L’article est intéressant, il mérite plus qu’un commentaire de trois lignes de la part d’un « ancien » comme moi. De quoi alimenter ma newsletter spéciale fêtes.

Un peu d’histoire

En 1981, n’importe quel étudiant sorti d’une bonne fac d’informatique était capable d’écrire un programme qui génère du BASIC. J’en sais quelque chose, vu que j’en étais (étudiant dans une bonne fac, en 1981).

La « bonne » question à poser est : générer à partir de quoi ? Car la vraie difficulté n’est pas la génération du langage de sortie mais l’analyse du langage d’entrée !

En effet, le langage de sortie (le BASIC) est un langage déterministe. Le langage d’entrée (l’anglais) ne l’est pas. Si vous voulez une démonstration-minute de ce qu’est un langage non-déterministe, essayez de traduire en anglais la phrase suivante : « Ma main ferme la porte ». Vous voyez la difficulté ? (Si vous ne voyez pas la difficulté, écrivez-moi).

C’est ainsi que l’autre jour un générateur automatique de sous-titres a allègrement traduit « black death » par « peste noire » dans une émission sur le racisme. Et c’était quarante ans après The Last One. Vous voyez le danger de laisser la main à l’intelligence artificielle ?

L’ex-millionnaire en faillite et le vendeur de pneus (je n’invente rien, lisez l’article) qui arborent un beau sourire commercial avec leur « dernier né » à la main semblent allègrement éluder la question de l’analyse du langage d’entrée.

Remarquons en passant que dix-huit mois pour écrire un analyseur de phrases anglaises stéréotypées, assorti d’un générateur d’instructions de manipulation de fichiers, ça me paraît beaucoup, même pour l’époque (la même année, à la fac de Grenoble, nous devions écrire un petit compilateur en moins d’une année universitaire, et encore, ce n’était qu’une occupation parmi bien d’autres). Ce qui me fait penser que la créativité (une forme « naturelle » d’intelligence) de l’équipe devait être mobilisée plus sur le packaging du produit que sur son contenu. Mais passons.

Dix ans après le Der des Ders (traduction personnelle et approximative de The Last One) les générateurs de code avaient bien progressé. On avait des L4G, (langages de 4ème génération) qui généraient du L3G, du SQL et divers autres dialectes informatiques. Et on avait déjà de très beaux outils de modélisation qui aidaient les analystes dans leur travail d’analyse. De là à faire le travail d’analyse à la place des analystes … quarante ans après, nous en sommes loin. Très loin. Je vous donne mon interprétation du pourquoi …

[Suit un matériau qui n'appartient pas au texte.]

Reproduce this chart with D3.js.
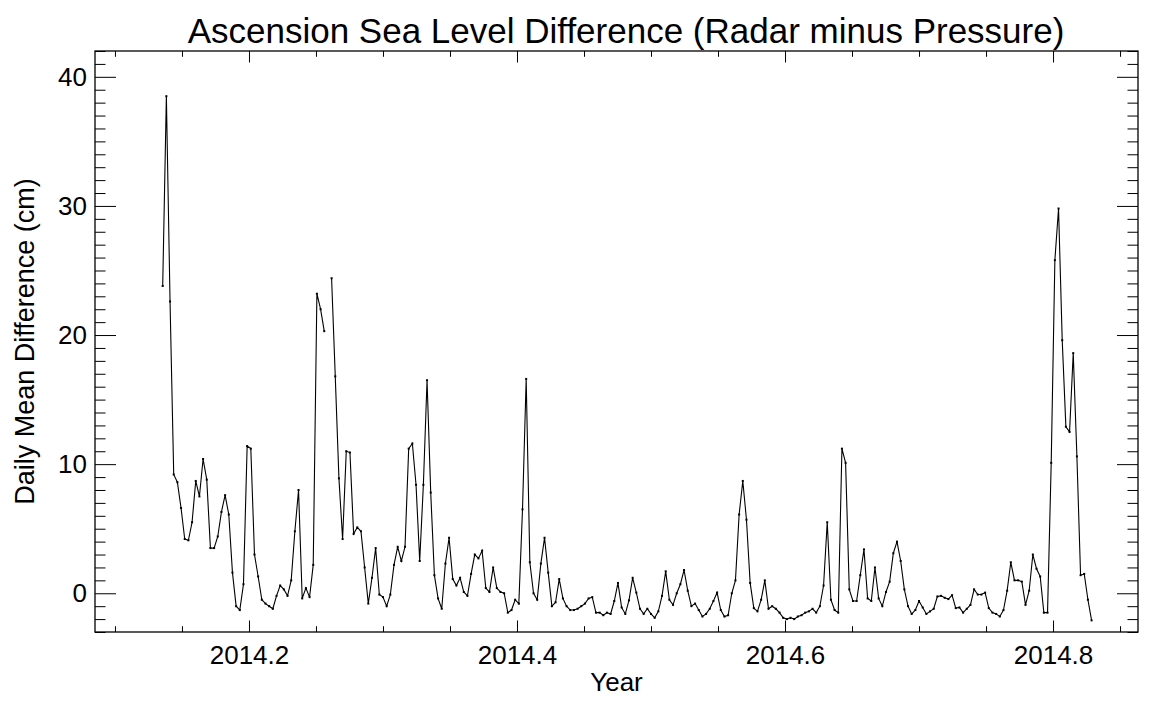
<!DOCTYPE html>
<html>
<head>
<meta charset="utf-8">
<script src="https://cdn.jsdelivr.net/npm/d3@7"></script>
<style>
  body { margin: 0; background: #fff; }
  text { font-family: "Liberation Sans", Arial, Helvetica, sans-serif; fill: #000; }
</style>
</head>
<body>
<svg id="chart" width="1152" height="701"></svg>
<script>
// Daily mean sea level difference, radar gauge minus pressure gauge (cm).
// First value is day-of-year 50 of 2014; null marks a missing day.
const firstDay = 50;
const diffCm = [
  23.8, 38.5, 22.6, 9.2, 8.6, 6.6, 4.2, 4.1, 5.5, 8.7,
  7.5, 10.4, 8.8, 3.5, 3.5, 4.4, 6.3, 7.6, 6.1, 1.6,
  -1.0, -1.3, 0.7, 11.4, 11.2, 3.0, 1.3, -0.5, -0.8, -1.0,
  -1.2, -0.2, 0.6, 0.3, -0.2, 1.0, 4.8, 8.0, -0.4, 0.4,
  -0.3, 2.2, 23.2, 22.0, 20.3, null, 24.4, 16.8, 8.9, 4.2,
  11.0, 10.9, 4.6, 5.1, 4.8, 2.0, -0.8, 1.2, 3.5, -0.1,
  -0.3, -1.0, -0.1, 2.2, 3.6, 2.5, 3.6, 11.2, 11.6, 8.4,
  2.5, 8.4, 16.5, 7.8, 1.4, -0.4, -1.2, 2.3, 4.3, 1.1,
  0.6, 1.2, 0.1, -0.2, 1.5, 3.0, 2.7, 3.3, 0.4, 0.1,
  2.0, 0.4, 0.1, 0.0, -1.5, -1.3, -0.5, -0.8, 6.5, 16.6,
  2.4, 0.0, -0.5, 2.3, 4.3, 1.6, -1.0, -0.7, 1.1, -0.4,
  -1.0, -1.3, -1.3, -1.2, -1.0, -0.8, -0.4, -0.3, -1.5, -1.5,
  -1.7, -1.5, -1.6, -0.6, 0.8, -1.1, -1.6, -0.55, 1.2, 0.05,
  -1.2, -1.6, -1.2, -1.6, -1.9, -1.4, -0.2, 1.7, -0.5, -0.9,
  0.0, 0.7, 1.8, 0.2, -1.0, -0.8, -1.3, -1.8, -1.6, -1.2,
  -0.6, 0.05, -1.3, -1.8, -1.7, 0.0, 1.0, 6.1, 8.7, 5.7,
  0.8, -1.15, -1.4, -0.5, 1.0, -1.2, -1.0, -1.2, -1.5, -1.9,
  -2.0, -1.9, -2.0, -1.8, -1.7, -1.5, -1.4, -1.2, -1.5, -1.0,
  0.6, 5.5, -0.5, -1.3, -1.5, 11.2, 10.1, 0.3, -0.6, -0.6,
  1.4, 3.4, -0.4, -0.6, 2.0, -0.4, -1.0, 0.1, 0.9, 3.1,
  4.0, 2.5, 0.3, -1.0, -1.6, -1.3, -0.6, -1.1, -1.6, -1.4,
  -1.2, -0.25, -0.2, -0.35, -0.45, -0.15, -1.15, -1.1, -1.5, -1.2,
  -0.9, 0.3, -0.1, -0.1, 0.05, -1.15, -1.5, -1.6, -1.8, -1.3,
  0.2, 2.4, 1.0, 1.0, 0.9, -0.9, 0.2, 3.0, 1.9, 1.3,
  -1.5, -1.5, 10.1, 25.8, 29.8, 19.6, 12.9, 12.5, 18.6, 10.6,
  1.4, 1.5, -0.5, -2.1
];

const xRange = [2014.0851, 2014.8634];
const yRange = [-3, 42];
const xMajorTicks = [2014.2, 2014.4, 2014.6, 2014.8];
const xMinorStep = 0.05;
const yMajorTicks = [0, 10, 20, 30, 40];
const yMinorStep = 1;

const titleText = "Ascension Sea Level Difference (Radar minus Pressure)";
const xTitle = "Year";
const yTitle = "Daily Mean Difference (cm)";

const svg = d3.select("#chart");
const plot = { left: 95, right: 1138, top: 51, bottom: 632 };

const x = d3.scaleLinear().domain(xRange).range([plot.left, plot.right]);
const y = d3.scaleLinear().domain(yRange).range([plot.bottom, plot.top]);

const series = diffCm.map((v, i) => ({ t: 2014 + (firstDay + i - 0.5) / 365, v }));

// minor tick positions
const xMinor = d3.range(Math.ceil(xRange[0] / xMinorStep) * xMinorStep, xRange[1], xMinorStep)
  .map(d => +d.toFixed(3))
  .filter(d => !xMajorTicks.some(m => Math.abs(m - d) < 1e-6));
const yMinor = d3.range(yRange[0], yRange[1] + 0.001, yMinorStep)
  .filter(d => !yMajorTicks.includes(d));

const xMajLen = 11.5, xMinLen = 5.8, yMajLen = 21, yMinLen = 10.5;
const tickFont = 26;

function styleAxis(g) {
  g.select(".domain").remove();
  g.selectAll(".tick line").attr("stroke", "#000").attr("stroke-width", 1);
}

// bottom axis with labels
svg.append("g")
  .attr("transform", `translate(0,${plot.bottom})`)
  .call(d3.axisBottom(x).tickValues(xMajorTicks).tickSize(-xMajLen).tickPadding(14)
        .tickFormat(d3.format(".1f")))
  .call(styleAxis)
  .call(g => g.selectAll("text").attr("font-size", tickFont).attr("font-family", "Liberation Sans, Arial, sans-serif"));
svg.append("g")
  .attr("transform", `translate(0,${plot.bottom})`)
  .call(d3.axisBottom(x).tickValues(xMinor).tickSize(-xMinLen).tickFormat(""))
  .call(styleAxis);
// top axis
svg.append("g")
  .attr("transform", `translate(0,${plot.top})`)
  .call(d3.axisTop(x).tickValues(xMajorTicks).tickSize(-xMajLen).tickFormat(""))
  .call(styleAxis);
svg.append("g")
  .attr("transform", `translate(0,${plot.top})`)
  .call(d3.axisTop(x).tickValues(xMinor).tickSize(-xMinLen).tickFormat(""))
  .call(styleAxis);

// left axis with labels
svg.append("g")
  .attr("transform", `translate(${plot.left},0)`)
  .call(d3.axisLeft(y).tickValues(yMajorTicks).tickSize(-yMajLen).tickPadding(8)
        .tickFormat(d3.format("d")))
  .call(styleAxis)
  .call(g => g.selectAll("text").attr("font-size", tickFont).attr("font-family", "Liberation Sans, Arial, sans-serif"));
svg.append("g")
  .attr("transform", `translate(${plot.left},0)`)
  .call(d3.axisLeft(y).tickValues(yMinor).tickSize(-yMinLen).tickFormat(""))
  .call(styleAxis);
// right axis
svg.append("g")
  .attr("transform", `translate(${plot.right},0)`)
  .call(d3.axisRight(y).tickValues(yMajorTicks).tickSize(-yMajLen).tickFormat(""))
  .call(styleAxis);
svg.append("g")
  .attr("transform", `translate(${plot.right},0)`)
  .call(d3.axisRight(y).tickValues(yMinor).tickSize(-yMinLen).tickFormat(""))
  .call(styleAxis);

// frame
svg.append("rect")
  .attr("x", plot.left).attr("y", plot.top)
  .attr("width", plot.right - plot.left).attr("height", plot.bottom - plot.top)
  .attr("fill", "none").attr("stroke", "#000").attr("stroke-width", 1.3);

// data line
const line = d3.line()
  .defined(d => d.v !== null)
  .x(d => x(d.t))
  .y(d => y(d.v));

svg.append("path")
  .datum(series)
  .attr("d", line)
  .attr("fill", "none")
  .attr("stroke", "#000")
  .attr("stroke-width", 1.1)
  .attr("stroke-linejoin", "miter");

svg.append("g")
  .selectAll("rect")
  .data(series.filter(d => d.v !== null))
  .join("rect")
  .attr("x", d => x(d.t) - 1)
  .attr("y", d => y(d.v) - 1)
  .attr("width", 2)
  .attr("height", 2)
  .attr("fill", "#000");

// titles
svg.append("text")
  .attr("x", 626)
  .attr("y", 43)
  .attr("text-anchor", "middle")
  .attr("font-size", 35)
  .text(titleText);

svg.append("text")
  .attr("x", (plot.left + plot.right) / 2)
  .attr("y", 691)
  .attr("text-anchor", "middle")
  .attr("font-size", 26)
  .text(xTitle);

svg.append("text")
  .attr("transform", `translate(34,${(plot.top + plot.bottom) / 2}) rotate(-90)`)
  .attr("text-anchor", "middle")
  .attr("font-size", 27)
  .text(yTitle);
</script>
</body>
</html>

Comme vous pouvez le constater, en 1981 on parlait déjà d’intelligence artificielle. Et comme me disait un ami de l’époque (qui préparait son doctorat sur le sujet) : L’intelligence artificielle, c’est artificiel et ce n’est pas de l’intelligence. Si cette définition par l’absurde ne m’a pas aidé à comprendre ce qu’est l’intelligence artificielle, elle m’a au moins permis de comprendre ce qu’elle n’est pas. Et c’est déjà important.

Il est vrai qu’elle a beaucoup évolué depuis, l’intelligence artificielle. Mais elle est toujours aussi artificielle, et elle est très loin de ressembler de près ou de loin à quelque chose d’intelligent. Ce qui a surtout évolué, ce sont les performances des machines, en temps de réponse et en capacité de stockage. Ce qui permet aux ordinateurs de mouliner les mêmes inepties et de recracher les mêmes approximations qu’avant, mais beaucoup plus vite ! (J’exagère à peine, mais j’exagère un petit peu quand même. Entre Noël et le Nouvel An, on peut se lâcher un peu sur les gourmandises).

Et l’analyse des besoins dans tout ça ?

Reprenons les fondamentaux de l’ingénierie des besoins, dont je rappelle qu’elle fait partie intégrante de l’ingénierie du logiciel. L’expression des besoins consiste en quatre activités très différentes :

1. Le recueil des besoins

2. L’analyse

3. La spécification des exigences

4. La validation des exigences

… où, lors de l’étape d’analyse, les besoins sont transformés en exigences (je simplifie à l’extrême, bien sûr).

Que l’IA soit capable de générer du code à partir d’exigences bien spécifiées, dans un contexte bien précis, cela ne fait pas de doute. Que, dans des conditions précises, certains outils soient capables de générer automatiquement des spécifications d’exigences, voire de participer « activement » à l’analyse des besoins, cela ne fait aucun doute non plus. Mais la question reste la même : à partir de quoi ?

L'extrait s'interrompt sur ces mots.